Stored dataset items:
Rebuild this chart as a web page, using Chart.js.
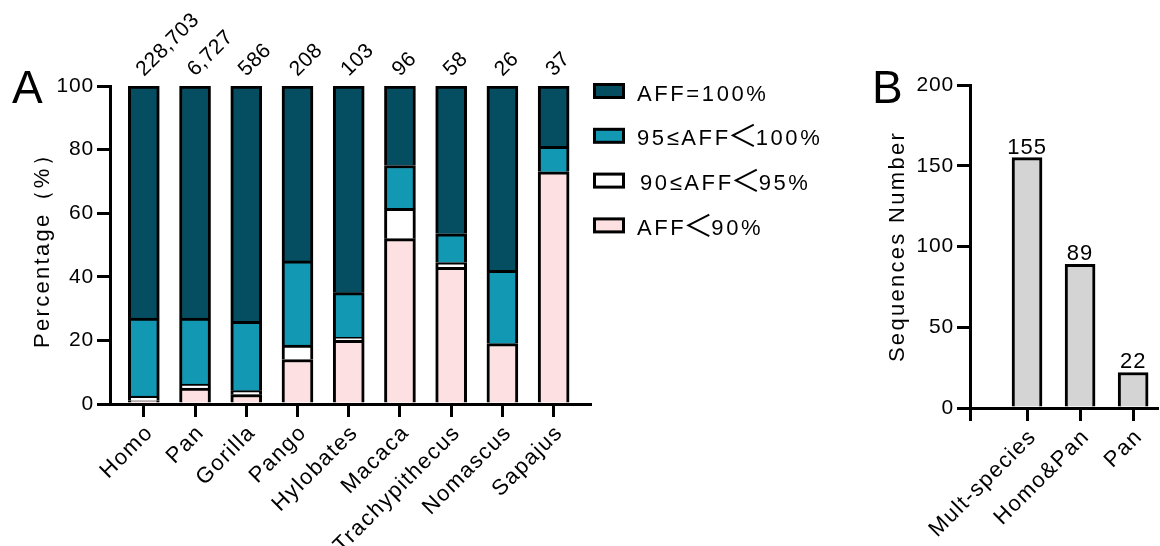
<!DOCTYPE html>
<html><head><meta charset="utf-8">
<script src="https://cdn.jsdelivr.net/npm/chart.js@4.4.1/dist/chart.umd.min.js"></script>
<style>
html,body{margin:0;padding:0;background:#fff;}
#wrap{position:relative;width:1160px;height:546px;overflow:hidden;background:#fff;}
#cA{position:absolute;left:0;top:0;}
#cB{position:absolute;left:860px;top:0;}
</style></head><body>
<div id="wrap"><canvas id="cA" width="860" height="546"></canvas><canvas id="cB" width="300" height="546"></canvas></div>
<script>
// ---------- data: panel A ----------
const categories = ['Homo','Pan','Gorilla','Pango','Hylobates','Macaca','Trachypithecus','Nomascus','Sapajus'];
const sampleCounts = ['228,703','6,727','586','208','103','96','58','26','37'];
const affBelow90 = [1, 5, 3, 14, 20, 52, 43, 19, 73];
const aff90to95  = [1.5, 1.3, 1.2, 4.5, 1, 9.5, 1.5, 0, 0];
const aff95to100 = [24.5, 20.7, 21.8, 26.5, 14, 13.5, 9, 23, 8];
const affEq100   = [73, 73, 74, 55, 65, 25, 46.5, 58, 19];
const seriesNames = ['AFF＜90%', '90≤AFF＜95%', '95≤AFF＜100%', 'AFF=100%'];
const yTicksA = [0, 20, 40, 60, 80, 100];
// ---------- data: panel B ----------
const groups = ['Mult-species', 'Homo&Pan', 'Pan'];
const seqNumbers = [155, 89, 22];
const yTicksB = [0, 50, 100, 150, 200];

// ---------- style ----------
const FONT = "'Liberation Sans', Arial, sans-serif";
const CJK = "'Noto Sans CJK SC', 'Noto Sans CJK JP', sans-serif";
const seriesColors = ['#fde0e1', '#ffffff', '#1298b2', '#054e61'];
const TITLE_LS = '2.3px';

const spacingPlugin = {
  id: 'spacing',
  beforeLayout(chart) { chart.ctx.letterSpacing = TITLE_LS; },
  afterLayout(chart) {
    const patch = (scale, ls) => {
      if (!scale || scale._lsPatched) return;
      const orig = scale.drawLabels;
      scale.drawLabels = function (area) {
        const c = this.ctx; const prev = c.letterSpacing;
        c.letterSpacing = ls; orig.call(this, area); c.letterSpacing = prev;
      };
      scale._lsPatched = true;
    };
    patch(chart.scales.x, '1.5px');
    patch(chart.scales.y, '0.8px');
  },
  beforeDraw(chart) { chart.ctx.letterSpacing = TITLE_LS; }
};

function axisCommon() {
  return {
    z: 1,
    offset: false,
    grid: { display: true, offset: false, drawOnChartArea: false, drawTicks: true, tickLength: 13, tickWidth: 3, lineWidth: 3, color: '#000', tickColor: '#000' },
    border: { display: true, color: '#000', width: 3 }
  };
}

// draw a legend label, rendering the full-width "＜" larger like the original
function drawLegendText(ctx, text, x, baseline) {
  const parts = text.split('＜');
  let cx = x;
  parts.forEach((p, j) => {
    ctx.font = '22px ' + FONT;
    ctx.letterSpacing = '2.6px';
    ctx.fillText(p, cx, baseline);
    cx += ctx.measureText(p).width;
    if (j < parts.length - 1) {
      ctx.font = '30px ' + CJK;
      ctx.letterSpacing = '0px';
      ctx.fillText('＜', cx - 3, baseline + 1);
      cx += ctx.measureText('＜').width - 5;
    }
  });
}

// ---------- panel A ----------
const dataA = [affBelow90, aff90to95, aff95to100, affEq100];
const datasetsA = dataA.map((arr, k) => ({
  label: seriesNames[k],
  data: arr.map((v, i) => ({ x: i, y: v })),
  backgroundColor: seriesColors[k],
  borderColor: '#000',
  borderWidth: 3,
  borderSkipped: 'start',
  barThickness: 31
}));

const panelAExtras = {
  id: 'panelAExtras',
  afterDraw(chart) {
    const ctx = chart.ctx;
    const yScale = chart.scales.y;
    const topMeta = chart.getDatasetMeta(dataA.length - 1);
    // counts above bars
    ctx.save();
    ctx.letterSpacing = '0.5px';
    ctx.fillStyle = '#000';
    ctx.font = '21px ' + FONT;
    ctx.textAlign = 'left';
    ctx.textBaseline = 'middle';
    const yTop = yScale.getPixelForValue(100);
    sampleCounts.forEach((t, i) => {
      const x = topMeta.data[i].x;
      ctx.save();
      ctx.translate(x - 4, yTop - 13);
      ctx.rotate(-Math.PI / 4);
      ctx.fillText(t, 0, 0);
      ctx.restore();
    });
    ctx.restore();
    // legend
    ctx.save();
    ctx.textAlign = 'left';
    ctx.textBaseline = 'alphabetic';
    const lx = chart.chartArea.right + 3;
    for (let r = 0; r < seriesNames.length; r++) {
      const k = seriesNames.length - 1 - r;
      const cy = 91 + r * 44.8;
      ctx.fillStyle = seriesColors[k];
      ctx.fillRect(lx + 1.5, cy - 6.5, 29, 13);
      ctx.strokeStyle = '#000';
      ctx.lineWidth = 3;
      ctx.strokeRect(lx + 1.5, cy - 6.5, 29, 13);
      ctx.fillStyle = '#000';
      drawLegendText(ctx, seriesNames[k], lx + 44 + (k === 1 ? 3 : 0), cy + 9.5);
    }
    ctx.restore();
    // panel letter
    ctx.save();
    ctx.letterSpacing = '0px';
    ctx.fillStyle = '#000';
    ctx.font = '46px ' + FONT;
    ctx.textBaseline = 'alphabetic';
    ctx.textAlign = 'left';
    ctx.fillText('A', 12, 103);
    ctx.restore();
  }
};

const axA = axisCommon();
const ayA = axisCommon();
new Chart(document.getElementById('cA'), {
  type: 'bar',
  data: { datasets: datasetsA },
  plugins: [spacingPlugin, panelAExtras],
  options: {
    responsive: false,
    animation: false,
    layout: { padding: { top: 86, right: 270, left: 0, bottom: 0 } },
    plugins: { legend: { display: false }, tooltip: { enabled: false } },
    scales: {
      x: Object.assign(axA, {
        type: 'linear', stacked: true, min: -0.66, max: 8.71,
        afterBuildTicks: s => { s.ticks = categories.map((c, i) => ({ value: i })); },
        afterFit: s => { s.height = 142; },
        ticks: { autoSkip: false, minRotation: 45, maxRotation: 45, padding: 3, labelOffset: 6, color: '#000',
          font: { family: FONT, size: 22 }, callback: v => categories[v] }
      }),
      y: Object.assign(ayA, {
        stacked: true, min: 0, max: 100,
        afterBuildTicks: s => { s.ticks = yTicksA.map(v => ({ value: v })); },
        afterFit: s => { s.width = 110; },
        ticks: { padding: 3, color: '#000', font: { family: FONT, size: 21 } },
        title: { display: true, text: 'Percentage（%）', color: '#000',
          font: { family: FONT, size: 22, lineHeight: 1.2 }, padding: { top: 30, bottom: 0 } }
      })
    }
  }
});

// ---------- panel B ----------
const panelBExtras = {
  id: 'panelBExtras',
  afterDraw(chart) {
    const ctx = chart.ctx;
    const meta = chart.getDatasetMeta(0);
    ctx.save();
    ctx.letterSpacing = '1px';
    ctx.fillStyle = '#000';
    ctx.font = '22px ' + FONT;
    ctx.textAlign = 'center';
    ctx.textBaseline = 'alphabetic';
    seqNumbers.forEach((v, i) => {
      const el = meta.data[i];
      ctx.fillText(String(v), el.x, el.y - 4);
    });
    ctx.letterSpacing = '0px';
    ctx.font = '46px ' + FONT;
    ctx.textAlign = 'left';
    ctx.fillText('B', 12, 103);
    ctx.restore();
  }
};

const axB = axisCommon();
const ayB = axisCommon();
new Chart(document.getElementById('cB'), {
  type: 'bar',
  data: {
    datasets: [{
      label: 'Sequences Number',
      data: seqNumbers.map((v, i) => ({ x: i, y: v })),
      backgroundColor: '#d4d4d4',
      borderColor: '#000',
      borderWidth: 3,
      borderSkipped: 'start',
      barThickness: 30
    }]
  },
  plugins: [spacingPlugin, panelBExtras],
  options: {
    responsive: false,
    animation: false,
    layout: { padding: { top: 85, right: 3, left: 0, bottom: 0 } },
    plugins: { legend: { display: false }, tooltip: { enabled: false } },
    scales: {
      x: Object.assign(axB, {
        type: 'linear', min: -1.075, max: 2.45,
        afterBuildTicks: s => { s.ticks = [{ value: s.min }].concat(groups.map((g, i) => ({ value: i }))); },
        afterFit: s => { s.height = 138; },
        ticks: { autoSkip: false, minRotation: 45, maxRotation: 45, padding: 3, labelOffset: 6, color: '#000',
          font: { family: FONT, size: 22 }, callback: v => (groups[v] !== undefined ? groups[v] : '') }
      }),
      y: Object.assign(ayB, {
        min: 0, max: 200,
        afterBuildTicks: s => { s.ticks = yTicksB.map(v => ({ value: v })); },
        afterFit: s => { s.width = 110; },
        ticks: { padding: 3, color: '#000', font: { family: FONT, size: 21 } },
        title: { display: true, text: 'Sequences Number', color: '#000',
          font: { family: FONT, size: 22, lineHeight: 1.2 }, padding: { top: 25, bottom: 0 } }
      })
    }
  }
});
</script>
</body></html>
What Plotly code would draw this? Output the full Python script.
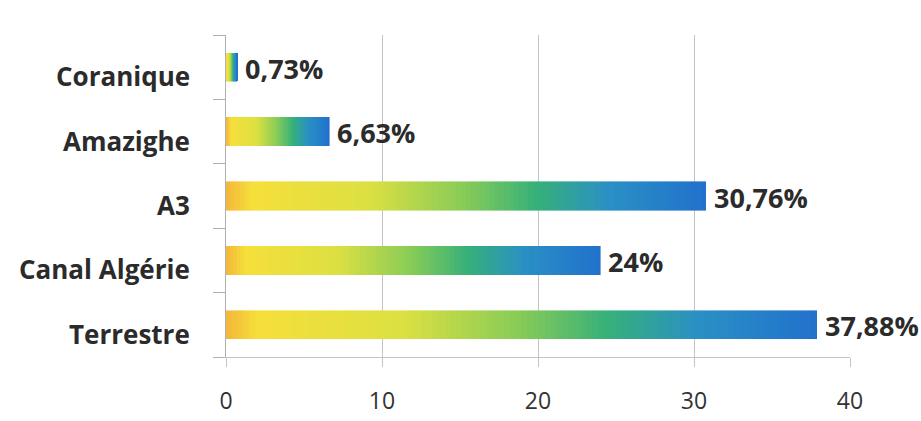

What you are asked to do: Say how many lines contain the string "this", giving nothing but the count.

Task solution: 4